A court judgment released last week said Basher later changed his position, saying he was "under no obligation to account to his daughters for the monies in the accounts".
"He said he had used the money in those accounts for their benefit, and it was quite proper for him to have done so," the judgment said.
He later offered to pay the girls $1500 each when they turned 20.
Ellisha said her father fought them "at every single step".
Fortunately, the grandparents kept "careful business and banking records" that detailed what each girl had been paid during their childhoods.
The court ruled that, "Put simply, it is not his money and now the time has come for him to return it to his rightful owners."
Basher appealed to the High Court, arguing the girls had to show a breach of a trust relationship and a consequent improper gain.
He argued he had not benefited personally as the money had been spent on the care and maintenance of the girls, including holidays to Australia and "lavish gifts".
Justice Rodney Hansen ruled there was always certainty about the intention for the money and Basher was in breach of trust. He upheld the decision that Basher must repay the girls, and ordered costs against him.

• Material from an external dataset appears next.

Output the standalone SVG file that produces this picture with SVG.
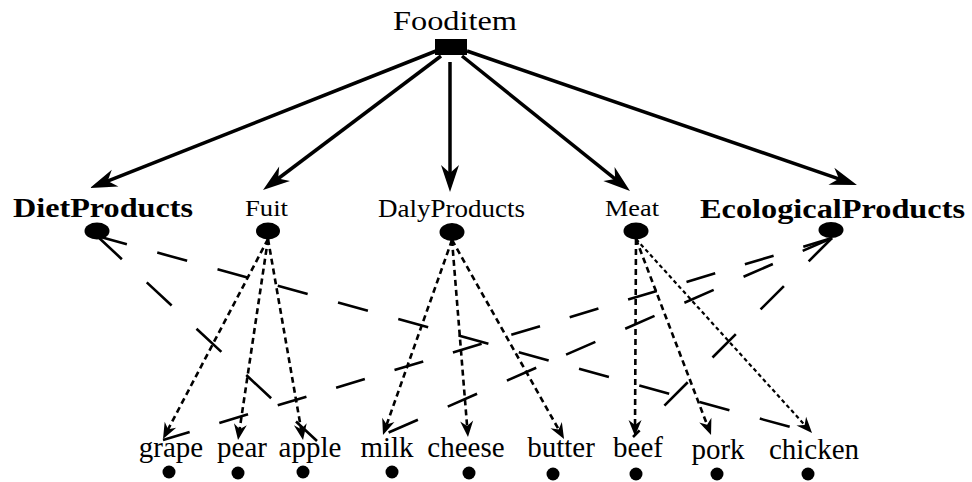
<svg xmlns="http://www.w3.org/2000/svg" width="972" height="482" viewBox="0 0 972 482">
<style>
.lbl{font-family:"Liberation Serif","Times New Roman",serif;fill:#000}
.top{font-size:27px}
.mid{font-size:25px}
.bold{font-weight:bold}
.bot{font-size:29px;text-anchor:middle}
.solid{stroke:#000;stroke-width:3.5;fill:none;marker-end:url(#big)}
.dot{stroke:#000;stroke-width:2.6;fill:none;stroke-dasharray:6 4;marker-end:url(#small)}
.fine{stroke-width:2.2;stroke-dasharray:4 3}
.long{stroke:#000;stroke-width:2.6;fill:none}
</style>
<defs>
<marker id="big" markerUnits="userSpaceOnUse" markerWidth="30" markerHeight="20" viewBox="0 -10 30 20" refX="17" refY="0" orient="auto" overflow="visible">
<path d="M27,0 L0,-9 L8,0 L0,9 Z" fill="#000"/>
</marker>
<marker id="small" markerUnits="userSpaceOnUse" markerWidth="20" markerHeight="16" viewBox="0 -8 20 16" refX="10" refY="0" orient="auto" overflow="visible">
<path d="M16,0 L0,-6.5 L5,0 L0,6.5 Z" fill="#000"/>
</marker>
</defs>

<g id="connectors">
<line class="solid" x1="436" y1="51" x2="99.3" y2="184.3"/>
<line class="solid" x1="441" y1="56" x2="271" y2="184"/>
<line class="solid" x1="450" y1="62" x2="450" y2="182"/>
<line class="solid" x1="462" y1="56" x2="622.2" y2="184.7"/>
<line class="solid" x1="467" y1="51" x2="847.5" y2="181.8"/>

<line class="dot" x1="268" y1="239" x2="165.8" y2="433.7"/>
<line class="dot" x1="268" y1="239" x2="238.9" y2="434.1"/>
<line class="dot" x1="268" y1="239" x2="302" y2="434.1"/>
<line class="dot" x1="452" y1="240" x2="385" y2="429.3"/>
<line class="dot" x1="452" y1="240" x2="467.5" y2="431"/>
<line class="dot" x1="452" y1="240" x2="561.1" y2="433.8"/>
<line class="dot" x1="636" y1="239" x2="635" y2="430"/>
<line class="dot" x1="636" y1="239" x2="708.9" y2="429.4"/>
<line class="dot fine" x1="636" y1="239" x2="808" y2="428.6"/>

<line class="long" x1="97" y1="236" x2="812" y2="433" stroke-dasharray="31 31.5"/>
<line class="long" x1="97" y1="236" x2="317" y2="441" stroke-dasharray="34 34"/>
<line class="long" x1="832" y1="238" x2="163" y2="440" stroke-dasharray="30 31"/>
<line class="long" x1="832" y1="238" x2="383" y2="435" stroke-dasharray="32 32.6"/>
<line class="long" x1="832" y1="238" x2="633" y2="437" stroke-dasharray="33 35"/>
</g>

<g id="Fooditem">
<text class="lbl top" x="393" y="30" textLength="124" lengthAdjust="spacingAndGlyphs">Fooditem</text>
<rect x="435" y="39" width="32" height="16" fill="#000"/>
</g>
<g id="DietProducts">
<text class="lbl top bold" x="13" y="217" textLength="180" lengthAdjust="spacingAndGlyphs">DietProducts</text>
<ellipse cx="97" cy="231" rx="12.5" ry="8.5" fill="#000"/>
</g>
<g id="Fuit">
<text class="lbl" font-size="24" x="245" y="216" textLength="43" lengthAdjust="spacingAndGlyphs">Fuit</text>
<ellipse cx="268" cy="231" rx="12" ry="8.5" fill="#000"/>
</g>
<g id="DalyProducts">
<text class="lbl mid" x="378" y="217" textLength="147" lengthAdjust="spacingAndGlyphs">DalyProducts</text>
<ellipse cx="452" cy="232" rx="12.5" ry="9" fill="#000"/>
</g>
<g id="Meat">
<text class="lbl" font-size="24" x="605" y="216" textLength="54" lengthAdjust="spacingAndGlyphs">Meat</text>
<ellipse cx="636" cy="231" rx="12.5" ry="8.5" fill="#000"/>
</g>
<g id="EcologicalProducts">
<text class="lbl top bold" x="700" y="218" textLength="265" lengthAdjust="spacingAndGlyphs">EcologicalProducts</text>
<ellipse cx="831" cy="230" rx="12.5" ry="8" fill="#000"/>
</g>

<g id="grape"><text class="lbl bot" x="171" y="457">grape</text><circle cx="169" cy="472" r="6.5" fill="#000"/></g>
<g id="pear"><text class="lbl bot" x="242" y="457">pear</text><circle cx="238" cy="473" r="6.5" fill="#000"/></g>
<g id="apple"><text class="lbl bot" x="310" y="457">apple</text><circle cx="303" cy="472" r="6.5" fill="#000"/></g>
<g id="milk"><text class="lbl bot" x="387" y="457">milk</text><circle cx="392" cy="472" r="6.5" fill="#000"/></g>
<g id="cheese"><text class="lbl bot" x="466" y="457">cheese</text><circle cx="469" cy="473" r="6.5" fill="#000"/></g>
<g id="butter"><text class="lbl bot" x="561" y="457">butter</text><circle cx="553" cy="474" r="6.5" fill="#000"/></g>
<g id="beef"><text class="lbl bot" x="638" y="457">beef</text><circle cx="636" cy="474" r="6.5" fill="#000"/></g>
<g id="pork"><text class="lbl bot" x="718" y="459">pork</text><circle cx="717" cy="474" r="6.5" fill="#000"/></g>
<g id="chicken"><text class="lbl bot" x="814" y="459">chicken</text><circle cx="808" cy="474" r="6.5" fill="#000"/></g>
</svg>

Ellisha said she hadn't spoken to her father in five years. She said he had refused to give her and her sister their mum's engagement rings.
Though she was happy with the judgment - "I'll be better once I see it in my bank account."
Wayne Basher, who now owns a waxing and tanning business with his new wife, Linda, said the case was "a disgrace" that had endangered their business.
He said the money was spent on a family trip to Australia after his first wife was diagnosed with cancer.
However, he did not withdraw it from the girls' accounts at the time, which led to the later difficulties.
The case was going to set precedents, he said. "You're going to have to make contracts with your children about how you spend money for them."
Linda was dumbfounded when they lost the case for a second time, though Wayne was philosophical: "I'll just pay the money and get on with it."